Unsupervised student use of AI is educationally irresponsible. Students using AI without guidance aren't just risking poor grades; they're potentially compromising their intellectual development. They may become overly reliant on technology rather than developing critical thinking skills, and lose the ability to distinguish between authentic inquiry and AI-assisted shortcuts.

 Yet this seems to be precisely what numerous IT and EdTech companies are promoting with their seductive promises of feedback on your work in seconds, personalised guides for study, and
instant academic support. These companies are actively encouraging the very unsupervised student use that educators recognise as dangerous, marketing directly to students and parents
whilst bypassing teacher expertise entirely.

Action Required

We need immediate, comprehensive action. First, the Department of Education must prioritise teacher AI literacy as a national educational imperative. We need standardised mandatory training programmes before any discussion of student access can begin. Second, teacher training institutions must integrate AI literacy into initial teacher education programmes immediately. New teachers must be equipped with these skills from day one. Third, we need clear policies addressing educator and student use of AI tools.
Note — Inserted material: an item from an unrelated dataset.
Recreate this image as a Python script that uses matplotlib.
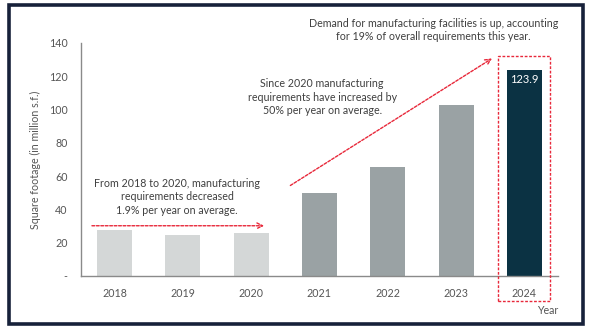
import numpy as np
import matplotlib.pyplot as plt
from matplotlib.patches import Rectangle

years = ["2018", "2019", "2020", "2021", "2022", "2023", "2024"]
values = [27.5, 24.8, 26.0, 50.0, 65.5, 103.0, 123.9]
bar_colors = ["#d4d7d7", "#d4d7d7", "#d4d7d7",
              "#9aa2a4", "#9aa2a4", "#9aa2a4", "#0b3243"]
yticks = [0, 20, 40, 60, 80, 100, 120, 140]
ytick_labels = ["-", "20", "40", "60", "80", "100", "120", "140"]

plt.rcParams["font.family"] = ["Lato", "DejaVu Sans"]
text_col = "#3f3f3f"
red = "#e8283a"
fs = 7.7

fig = plt.figure(figsize=(5.91, 3.30), dpi=100)
ax = fig.add_axes([0.137, 0.1636, 0.807, 0.7061])

x = np.arange(len(years))
ax.bar(x, values, width=0.51, color=bar_colors, zorder=2)
ax.set_xlim(-0.49, 6.49)
ax.set_ylim(0, 140)
ax.set_xticks(x)
ax.set_xticklabels(years, fontsize=fs, color="#555555")
ax.set_yticks(yticks)
ax.set_yticklabels(ytick_labels, fontsize=fs, color="#555555")
ax.tick_params(length=0, pad=8.5, axis="x")
ax.tick_params(length=0, pad=9.5, axis="y")
for s in ["top", "right"]:
    ax.spines[s].set_visible(False)
for s in ["left", "bottom"]:
    ax.spines[s].set_color("#8a8a8a")
    ax.spines[s].set_linewidth(1.0)
ax.set_ylabel("Square footage (in million s.f.)", fontsize=fs, color="#555555", labelpad=6)

# value label on the last bar
ax.text(x[-1], values[-1] - 2.5, f"{values[-1]:.1f}", ha="center", va="top",
        color="white", fontsize=fs + 0.3)

# flat period arrow + note
ax.annotate("", xy=(2.23, 30.2), xytext=(-0.37, 30.2),
            arrowprops=dict(arrowstyle="->", color=red, lw=1.0, ls=(0, (2, 1.2))),
            annotation_clip=False)
ax.text(0.92, 47.5, "From 2018 to 2020, manufacturing\nrequirements decreased\n1.9% per year on average.",
        ha="center", va="center", fontsize=fs, color=text_col, linespacing=1.3)

# growth arrow + note
ax.annotate("", xy=(5.56, 131.6), xytext=(2.54, 53.5),
            arrowprops=dict(arrowstyle="->", color=red, lw=1.0, ls=(0, (2, 1.2))),
            annotation_clip=False)
ax.text(3.04, 107.5, "Since 2020 manufacturing\nrequirements have increased by\n50% per year on average.",
        ha="center", va="center", fontsize=fs, color=text_col, linespacing=1.3)

# highlight box around 2024
ax.add_patch(Rectangle((5.62, -15.0), 0.76, 147.2, fill=False, edgecolor=red,
                       lw=1.0, ls=(0, (2, 1.2)), clip_on=False, zorder=3))

fig.text(0.733, 0.909, "Demand for manufacturing facilities is up, accounting\nfor 19% of overall requirements this year.",
         ha="center", va="center", fontsize=fs, color=text_col, linespacing=1.3)
fig.text(0.944, 0.06, "Year", ha="right", va="center", fontsize=fs, color="#555555")

# navy frame
fig.patches.append(Rectangle((8.75 / 591, 1 - 323.5 / 330), (582.5 - 8.75) / 591, (323.5 - 5) / 330,
                             transform=fig.transFigure, fill=False,
                             edgecolor="#17213a", lw=2.6, zorder=10))

fig.savefig("out.png", dpi=100)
One thing is crystal clear: teachers want to understand AI. They know it’s their responsibility to guide students safely, but they are being failed by the complete lack of support and training. The Department of Education must now deliver the long-overdue national AI guidelines for schools. This cannot be delayed any longer. Mandatory training for all Irish educators must
follow, built around those guidelines. Only then can we begin to have a serious conversation about student access.

Without this foundation, we are placing powerful tools in the hands of young people while leaving their teachers underprepared and unsupported.
Every day these guidelines are delayed, AI continues to reshape classrooms without oversight. The choice facing our educational leaders is clear: act now, or take responsibility for the chaos that may follow.